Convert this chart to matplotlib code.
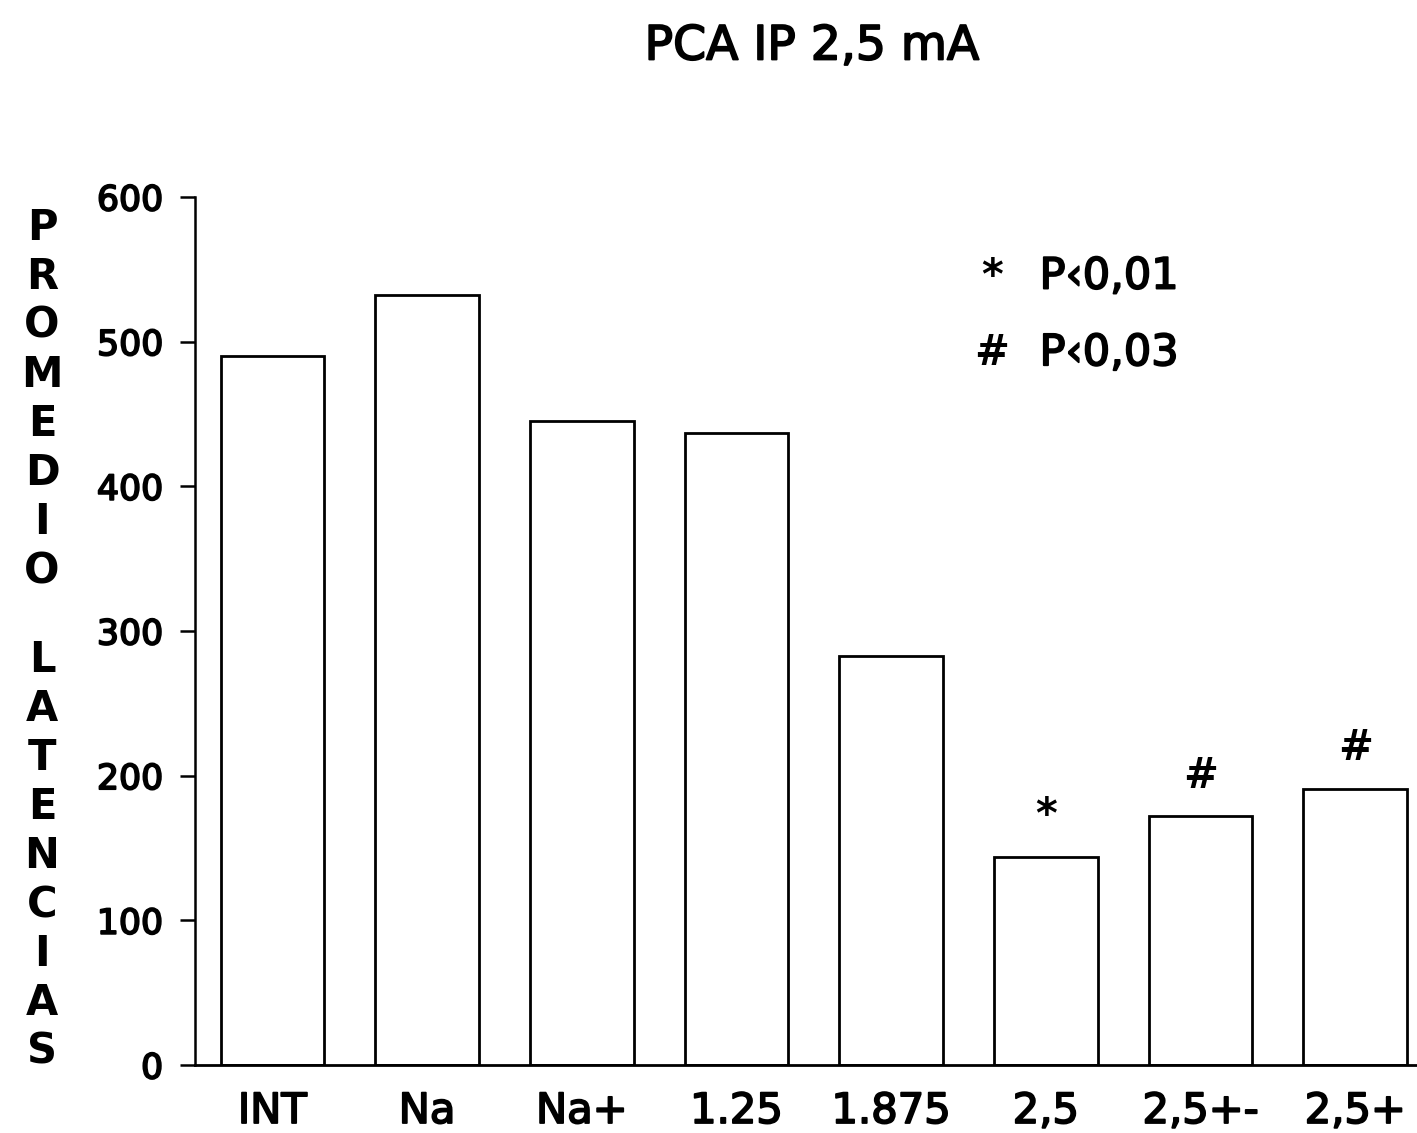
...
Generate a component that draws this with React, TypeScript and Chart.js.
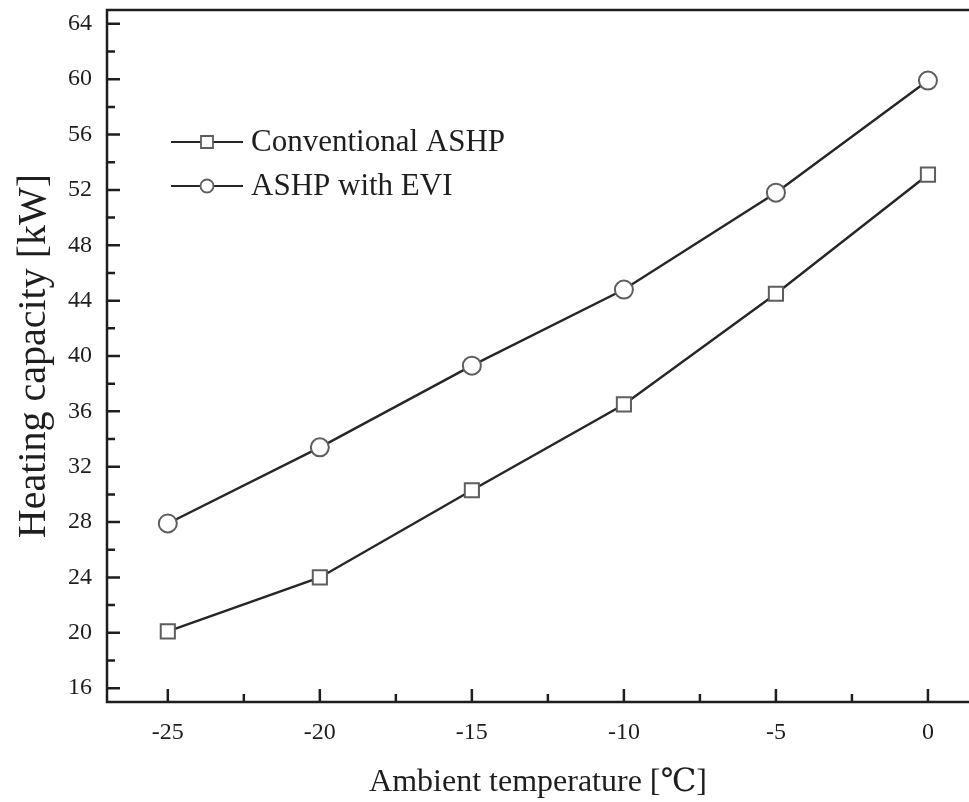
...
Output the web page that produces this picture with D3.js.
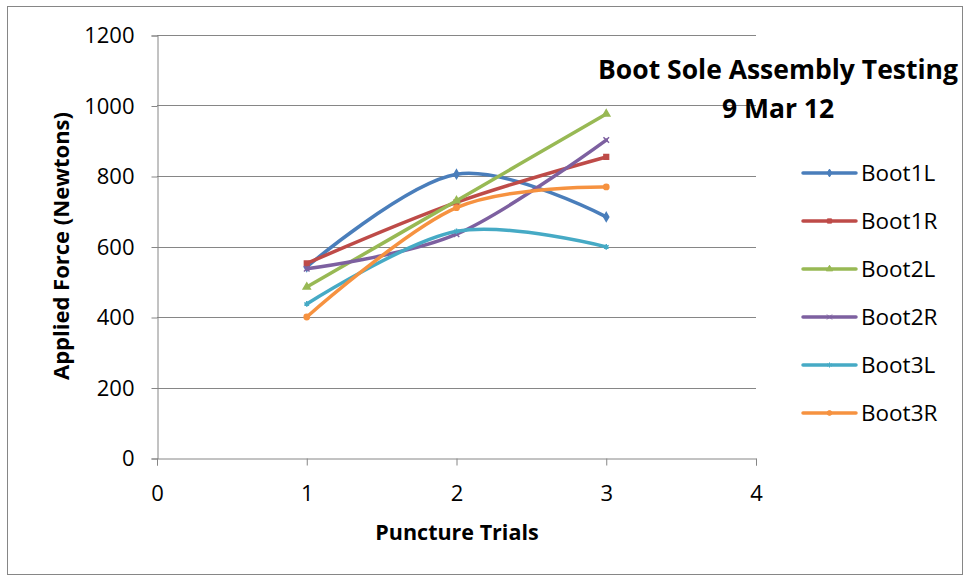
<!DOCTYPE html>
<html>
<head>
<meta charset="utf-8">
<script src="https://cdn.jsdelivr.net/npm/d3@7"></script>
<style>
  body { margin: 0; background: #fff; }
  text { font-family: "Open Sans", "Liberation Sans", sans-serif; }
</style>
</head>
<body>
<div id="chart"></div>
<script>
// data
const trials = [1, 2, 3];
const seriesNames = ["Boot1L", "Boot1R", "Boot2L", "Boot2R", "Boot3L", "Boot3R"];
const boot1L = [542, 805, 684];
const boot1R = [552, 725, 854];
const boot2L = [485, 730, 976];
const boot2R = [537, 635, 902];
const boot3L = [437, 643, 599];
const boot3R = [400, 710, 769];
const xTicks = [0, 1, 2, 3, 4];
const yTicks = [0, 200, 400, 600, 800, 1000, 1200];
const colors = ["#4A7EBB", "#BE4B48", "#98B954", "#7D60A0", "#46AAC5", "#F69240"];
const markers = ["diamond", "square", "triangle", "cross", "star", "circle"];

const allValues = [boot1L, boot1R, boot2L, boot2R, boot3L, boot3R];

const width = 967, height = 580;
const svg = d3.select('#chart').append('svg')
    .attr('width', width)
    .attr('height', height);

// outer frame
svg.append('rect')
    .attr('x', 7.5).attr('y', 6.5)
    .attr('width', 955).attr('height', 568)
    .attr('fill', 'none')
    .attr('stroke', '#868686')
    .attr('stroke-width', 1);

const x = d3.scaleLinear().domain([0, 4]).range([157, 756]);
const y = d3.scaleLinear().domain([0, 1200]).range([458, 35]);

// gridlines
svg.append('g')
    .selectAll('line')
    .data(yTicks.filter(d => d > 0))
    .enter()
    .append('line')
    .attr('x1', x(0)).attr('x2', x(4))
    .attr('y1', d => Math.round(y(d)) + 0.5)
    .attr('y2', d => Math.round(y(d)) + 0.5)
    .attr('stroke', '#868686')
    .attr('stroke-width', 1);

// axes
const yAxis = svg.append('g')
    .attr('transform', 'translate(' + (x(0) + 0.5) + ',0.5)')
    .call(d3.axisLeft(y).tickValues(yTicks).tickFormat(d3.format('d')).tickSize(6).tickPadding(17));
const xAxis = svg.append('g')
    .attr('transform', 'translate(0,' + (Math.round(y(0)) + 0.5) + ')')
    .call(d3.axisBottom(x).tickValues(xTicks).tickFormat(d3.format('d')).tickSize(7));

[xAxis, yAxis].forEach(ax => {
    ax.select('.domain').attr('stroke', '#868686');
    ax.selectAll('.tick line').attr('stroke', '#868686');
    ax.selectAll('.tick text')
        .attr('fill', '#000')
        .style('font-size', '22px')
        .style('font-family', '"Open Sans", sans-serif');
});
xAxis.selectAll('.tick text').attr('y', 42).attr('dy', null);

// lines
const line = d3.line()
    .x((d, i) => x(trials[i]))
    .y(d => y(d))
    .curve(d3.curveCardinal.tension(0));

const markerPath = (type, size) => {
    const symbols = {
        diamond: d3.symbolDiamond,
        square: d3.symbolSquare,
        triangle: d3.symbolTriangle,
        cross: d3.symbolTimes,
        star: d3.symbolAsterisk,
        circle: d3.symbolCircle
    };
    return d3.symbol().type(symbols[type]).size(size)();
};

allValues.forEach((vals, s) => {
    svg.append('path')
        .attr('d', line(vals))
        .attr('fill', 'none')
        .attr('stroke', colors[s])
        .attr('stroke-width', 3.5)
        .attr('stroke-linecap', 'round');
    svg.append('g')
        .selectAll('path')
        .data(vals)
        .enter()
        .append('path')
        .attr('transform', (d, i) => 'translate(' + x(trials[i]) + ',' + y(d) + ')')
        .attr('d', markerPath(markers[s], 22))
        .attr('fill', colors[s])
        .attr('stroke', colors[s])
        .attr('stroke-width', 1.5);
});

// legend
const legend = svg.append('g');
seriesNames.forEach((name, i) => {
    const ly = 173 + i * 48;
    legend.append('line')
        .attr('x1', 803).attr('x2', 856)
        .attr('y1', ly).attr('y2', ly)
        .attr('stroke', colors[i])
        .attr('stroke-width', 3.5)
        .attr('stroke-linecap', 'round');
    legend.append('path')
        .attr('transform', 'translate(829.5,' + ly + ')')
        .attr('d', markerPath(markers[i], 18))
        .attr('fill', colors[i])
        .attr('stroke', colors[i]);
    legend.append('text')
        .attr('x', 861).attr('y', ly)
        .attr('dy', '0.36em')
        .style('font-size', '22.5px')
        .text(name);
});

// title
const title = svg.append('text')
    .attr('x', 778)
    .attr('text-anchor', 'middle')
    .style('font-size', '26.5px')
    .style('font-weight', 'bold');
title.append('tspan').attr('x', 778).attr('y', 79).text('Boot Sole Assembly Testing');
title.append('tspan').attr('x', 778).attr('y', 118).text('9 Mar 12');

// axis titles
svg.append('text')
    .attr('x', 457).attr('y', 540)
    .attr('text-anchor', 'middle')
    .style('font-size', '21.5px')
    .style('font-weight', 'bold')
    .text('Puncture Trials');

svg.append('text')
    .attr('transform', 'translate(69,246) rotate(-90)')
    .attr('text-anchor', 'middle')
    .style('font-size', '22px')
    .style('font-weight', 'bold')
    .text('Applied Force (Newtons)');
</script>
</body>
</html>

> _Written problem_:
Copy each line from the data above that includes "with".

> _Result of the task_:
Generate a component that draws this with React, TypeScript and Chart.js.
Output the web page that produces this picture with D3.js.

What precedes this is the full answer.